HOUSTON -- Ken Waldichuk couldn’t make it out of the third inning on Sunday at Minute Maid Park, and the A’s ended a six-game road trip through Texas on a less-than-ideal note.
Waldichuk surrendered five runs on five hits with three strikeouts in 2 2/3 innings, the shortest outing of his young career. It was the second straight outing in which Waldichuk allowed five runs, after he yielded just four runs combined over 10 innings in his first two starts.
The left-hander said Houston’s lineup was a good challenge, but it was also a learning experience.
“Command was better than the previous starts, I thought,” Waldichuk said. “They had some good approaches, hit some pitches and capitalized on those baserunners.”
After striking out Chas McCormick to start the third, Waldichuk allowed five straight baserunners, underscored by a three-run double by Yordan Alvarez and an RBI double by Alex Bregman.
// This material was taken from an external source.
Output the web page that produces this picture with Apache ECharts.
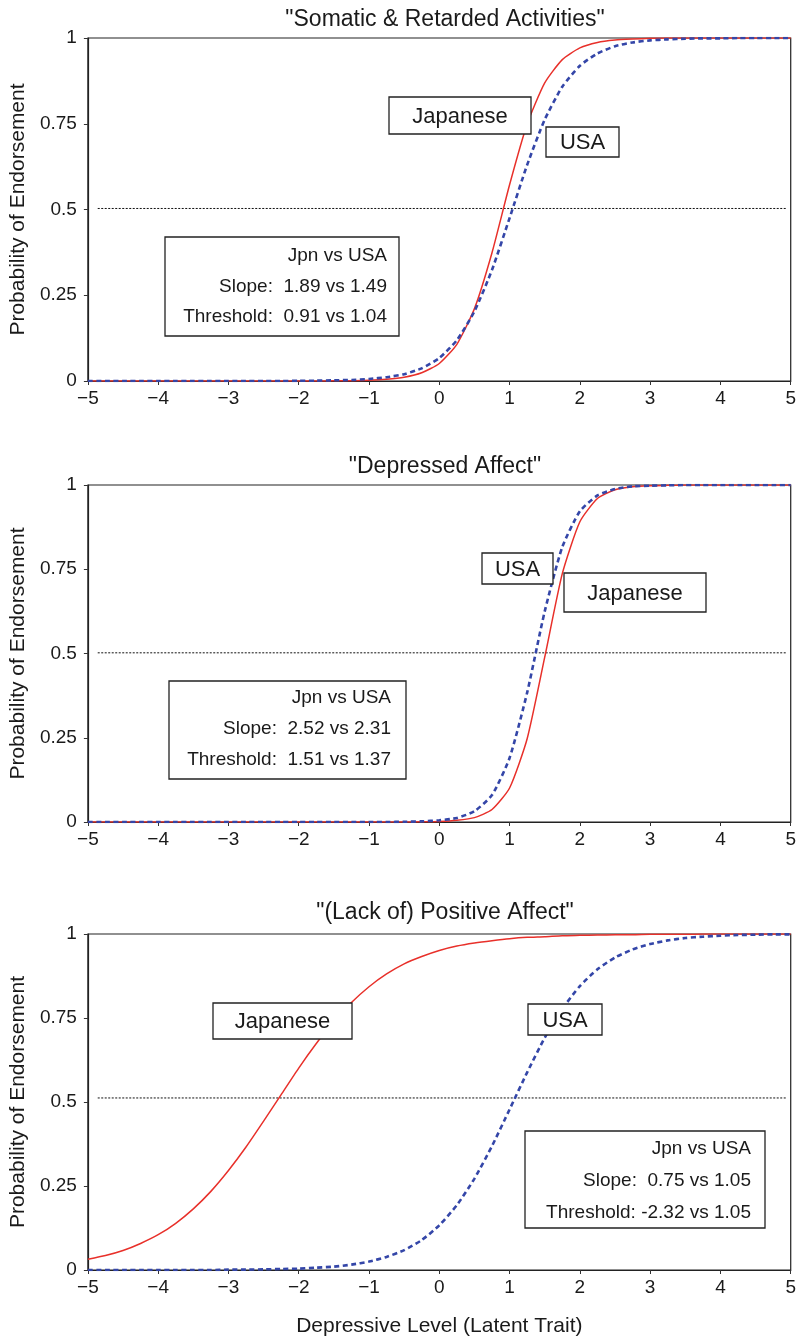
<!DOCTYPE html>
<html>
<head>
<meta charset="utf-8">
<script src="https://cdn.jsdelivr.net/npm/echarts@6/dist/echarts.min.js"></script>
<style>
html, body { margin: 0; padding: 0; background: #fff; }
#main { width: 799px; height: 1340px; }
</style>
</head>
<body>
<div id="main"></div>
<script>
// latent trait positions (x) shared by every curve
var X = [-5, -4.75, -4.5, -4.25, -4, -3.75, -3.5, -3.25, -3, -2.75, -2.5, -2.25, -2, -1.75, -1.5, -1.25,
         -1, -0.75, -0.5, -0.25, 0, 0.25, 0.5, 0.75, 1, 1.25, 1.5, 1.75, 2, 2.25, 2.5, 2.75,
         3, 3.25, 3.5, 3.75, 4, 4.25, 4.5, 4.75, 5];

var TITLES = ['"Somatic & Retarded Activities"', '"Depressed Affect"', '"(Lack of) Positive Affect"'];

// probability of endorsement
var JPN_SOMATIC = [0, 0, 0, 0, 0, 0, 0, 0, 0, 0, 0, 0, 0, 0, 0.0004, 0.001,
                   0.002, 0.005, 0.011, 0.024, 0.051, 0.107, 0.211, 0.374, 0.572, 0.749, 0.869, 0.937, 0.971, 0.987, 0.994, 0.997,
                   0.999, 1, 1, 1, 1, 1, 1, 1, 1];
var USA_SOMATIC = [0, 0, 0, 0, 0, 0, 0, 0, 0, 0, 0, 0, 0.0005, 0.001, 0.002, 0.003,
                   0.006, 0.011, 0.020, 0.037, 0.067, 0.119, 0.203, 0.324, 0.475, 0.630, 0.762, 0.858, 0.919, 0.955, 0.976, 0.987,
                   0.993, 0.996, 0.998, 0.999, 0.999, 1, 1, 1, 1];

var JPN_DEPRESSED = [0, 0, 0, 0, 0, 0, 0, 0, 0, 0, 0, 0, 0, 0, 0, 0,
                     0, 0, 0, 0.0005, 0.0015, 0.005, 0.013, 0.037, 0.101, 0.247, 0.489, 0.737, 0.891, 0.960, 0.986, 0.995,
                     0.998, 0.999, 1, 1, 1, 1, 1, 1, 1];
var USA_DEPRESSED = [0, 0, 0, 0, 0, 0, 0, 0, 0, 0, 0, 0, 0, 0, 0, 0,
                     0, 0, 0.0006, 0.002, 0.005, 0.012, 0.032, 0.080, 0.190, 0.384, 0.625, 0.816, 0.922, 0.969, 0.988, 0.996,
                     0.998, 0.999, 1, 1, 1, 1, 1, 1, 1];

var JPN_POSITIVE = [0.032, 0.043, 0.058, 0.079, 0.105, 0.139, 0.182, 0.234, 0.296, 0.366, 0.443, 0.522, 0.601, 0.674, 0.740, 0.796,
                    0.843, 0.881, 0.911, 0.933, 0.951, 0.964, 0.973, 0.980, 0.986, 0.990, 0.992, 0.995, 0.996, 0.997, 0.998, 0.998,
                    0.999, 0.999, 0.999, 1, 1, 1, 1, 1, 1];
var USA_POSITIVE = [0, 0, 0, 0, 0, 0, 0, 0, 0.001, 0.001, 0.002, 0.003, 0.004, 0.007, 0.010, 0.016,
                    0.025, 0.039, 0.059, 0.089, 0.133, 0.193, 0.272, 0.369, 0.478, 0.588, 0.691, 0.777, 0.845, 0.895, 0.930, 0.954,
                    0.970, 0.981, 0.988, 0.992, 0.995, 0.997, 0.998, 0.999, 0.999];

var JPN = [JPN_SOMATIC, JPN_DEPRESSED, JPN_POSITIVE];
var USA = [USA_SOMATIC, USA_DEPRESSED, USA_POSITIVE];

// dotted 0.5 guide
var REF_X = [-4.86, 4.95];
var REF_LEVEL = [0.503, 0.502, 0.512];

var STATS = [
    ['Jpn vs USA', 'Slope:  1.89 vs 1.49', 'Threshold:  0.91 vs 1.04'],
    ['Jpn vs USA', 'Slope:  2.52 vs 2.31', 'Threshold:  1.51 vs 1.37'],
    ['Jpn vs USA', 'Slope:  0.75 vs 1.05', 'Threshold: -2.32 vs 1.05']
];

// ---- layout ----
var FONT = 'Liberation Sans, Arial, Helvetica, sans-serif';
var RED = '#e8302a';
var BLUE = '#3446a8';
var GRID_TOP = [38, 485, 934];
var GRID_H = [343, 337, 336];
var TITLE_TOP = [3, 450, 896];
// label boxes [text, x, y, w, h]
var NAME_BOXES = [
    ['Japanese', 389, 97, 142, 37], ['USA', 546, 127, 73, 30],
    ['USA', 482, 553, 71, 31], ['Japanese', 564, 573, 142, 39],
    ['Japanese', 213, 1003, 139, 36], ['USA', 528, 1004, 74, 31]
];
// stats boxes [x, y, w, h, textRight, firstLineY, lineStep]
var STAT_BOXES = [
    [165, 237, 234, 99, 387, 256, 30.5],
    [169, 681, 237, 98, 391, 698, 31],
    [525, 1131, 240, 97, 751, 1149, 32]
];

function pairs(xs, ys) {
    return xs.map(function (x, i) { return [x, ys[i]]; });
}

var myChart = echarts.init(document.getElementById('main'), null, { renderer: 'canvas' });

var grids = [], xAxes = [], yAxes = [], series = [], titles = [], graphics = [];

for (var i = 0; i < 3; i++) {
    titles.push({
        text: TITLES[i],
        left: 440,
        top: TITLE_TOP[i],
        textAlign: 'center',
        textStyle: { fontFamily: FONT, fontSize: 23, fontWeight: 'normal', color: '#1a1a1a' }
    });
    grids.push({
        left: 87, right: 7, top: GRID_TOP[i], height: GRID_H[i],
        show: true, borderColor: '#222', borderWidth: 1.2
    });
    xAxes.push({
        gridIndex: i,
        type: 'value',
        min: -5, max: 5, interval: 1,
        name: i === 2 ? 'Depressive Level (Latent Trait)' : '',
        nameLocation: 'middle',
        nameGap: 46,
        nameTextStyle: { fontFamily: FONT, fontSize: 21, color: '#1a1a1a' },
        axisLine: { show: true, onZero: false, lineStyle: { color: '#222', width: 1.2 } },
        axisTick: { show: true, inside: false, length: 4, lineStyle: { color: '#333' } },
        axisLabel: {
            margin: 8, fontFamily: FONT, fontSize: 19, color: '#1a1a1a',
            formatter: function (v) { return String(v).replace('-', '\u2212'); }
        },
        splitLine: { show: false }
    });
    yAxes.push({
        gridIndex: i,
        type: 'value',
        min: 0, max: 1, interval: 0.25,
        name: 'Probability of Endorsement',
        nameLocation: 'middle',
        nameRotate: 90,
        nameGap: 57,
        nameTextStyle: { fontFamily: FONT, fontSize: 21, color: '#1a1a1a' },
        axisLine: { show: true, onZero: false, lineStyle: { color: '#222', width: 1.2 } },
        axisTick: { show: true, inside: false, length: 4, lineStyle: { color: '#333' } },
        axisLabel: { margin: 11, fontFamily: FONT, fontSize: 19, color: '#1a1a1a' },
        splitLine: { show: false }
    });
    series.push({
        name: 'Japanese',
        type: 'line',
        xAxisIndex: i, yAxisIndex: i,
        data: pairs(X, JPN[i]),
        showSymbol: false,
        smooth: 0.2,
        lineStyle: { color: RED, width: 1.5 },
        z: 2
    });
    series.push({
        name: 'USA',
        type: 'line',
        xAxisIndex: i, yAxisIndex: i,
        data: pairs(X, USA[i]),
        showSymbol: false,
        smooth: 0.2,
        lineStyle: { color: BLUE, width: 2.6, type: [5, 3.5] },
        z: 3
    });
    series.push({
        name: 'ref',
        type: 'line',
        xAxisIndex: i, yAxisIndex: i,
        data: pairs(REF_X, [REF_LEVEL[i], REF_LEVEL[i]]),
        showSymbol: false,
        silent: true,
        lineStyle: { color: '#111', width: 1, type: [2, 1.5] },
        z: 1
    });

    var sb = STAT_BOXES[i];
    graphics.push({
        type: 'rect', z: 100,
        shape: { x: sb[0], y: sb[1], width: sb[2], height: sb[3] },
        style: { fill: '#fff', stroke: '#222', lineWidth: 1.3 }
    });
    for (var k = 0; k < 3; k++) {
        graphics.push({
            type: 'text', z: 101,
            style: {
                text: STATS[i][k], x: sb[4], y: sb[5] + k * sb[6],
                align: 'right', verticalAlign: 'middle',
                textAlign: 'right', textVerticalAlign: 'middle',
                font: '19px ' + FONT, fill: '#1a1a1a'
            }
        });
    }
}

NAME_BOXES.forEach(function (b) {
    graphics.push({
        type: 'rect', z: 100,
        shape: { x: b[1], y: b[2], width: b[3], height: b[4] },
        style: { fill: '#fff', stroke: '#222', lineWidth: 1.3 }
    });
    graphics.push({
        type: 'text', z: 101,
        style: {
            text: b[0], x: b[1] + b[3] / 2, y: b[2] + b[4] / 2 + 1,
            align: 'center', verticalAlign: 'middle',
            textAlign: 'center', textVerticalAlign: 'middle',
            font: '22px ' + FONT, fill: '#1a1a1a'
        }
    });
});

var option = {
    backgroundColor: '#fff',
    animation: false,
    title: titles,
    grid: grids,
    xAxis: xAxes,
    yAxis: yAxes,
    series: series,
    graphic: graphics
};

myChart.setOption(option, true);
</script>
</body>
</html>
Waldichuk induced a flyout from Kyle Tucker, but Yuli Gurriel’s RBI single ended his day.
A's manager Mark Kotsay said Waldichuk’s command was particularly good in the second inning.
“Third inning, he came out and lost command of that fastball arm side,” Kotsay said. “He tried to get in the lane down and away, he couldn’t locate it, and then he was forced to use the breaking ball up in the zone, and they really took advantage of that.
“Again, we talk about this lineup and this team. We’ve played some really good teams. Obviously, [the Astros] -- middle of that order is exceptional, and you’re not going to get away with mistakes.”
The A’s were able to get some offense going in the sixth but missed the chance to get to Astros starter Framber Valdez, who set an MLB single-season record with his 25th consecutive quality start.
Dermis Garcia hit a two-run double in the sixth, accounting for both of Oakland’s runs. It was his second two-run knock of the series after lacing a two-run single in Thursday’s series opener.
“I think Dermis is continuing to show us his ability to hit the baseball and drive the baseball,” Kotsay said. “The ball he hit today had some top spin but got over the left fielder’s head. It was hit well. He’s continuing to take good at-bats.”
Sean Murphy followed Garcia with a hard-hit ball down the third-base line, but Bregman made a diving stop for the out. Two more grounders to third ended the sixth.
“A lot of young hitters in this lineup that are making adjustments. The league is making adjustments to them, and when you’re facing a quality team with quality pitching, they have the opportunity to really exploit some holes,” Kotsay said. “I think we saw that this series. That’s part of the process, as well.”
It was a special day for Jordan Diaz, who got his first Major League hit in the seventh on a single to center off Phil Maton.
“It was truly special for me, because it’s been a dream come true,” Diaz said through an interpreter. “I’ve dreamed of this for a very long time. … When I went out there for the first inning, when it was my turn to go, I just felt overwhelmed. It was such an exciting feeling. I just felt very proud, and I’m just very happy to be here.”
“Diaz, obviously, getting that first one out of the way is big,” Kotsay said. “He did it really nicely on a fastball in, stayed inside the baseball. We’ve been hearing what kind of hitter he’s been this year, and that was an at-bat that really reflects it.”
With 15 games remaining, Oakland has nine games left against playoff teams and contenders, including the next six at home against the Mariners and Mets.
“I think this team has competed all year,” Kotsay said. “We fight. We have shown that. We’re playing some good baseball teams right now that are going to be in the postseason, that you are going to watch play in October. ... It’s a test, and we are going to continue to grind.”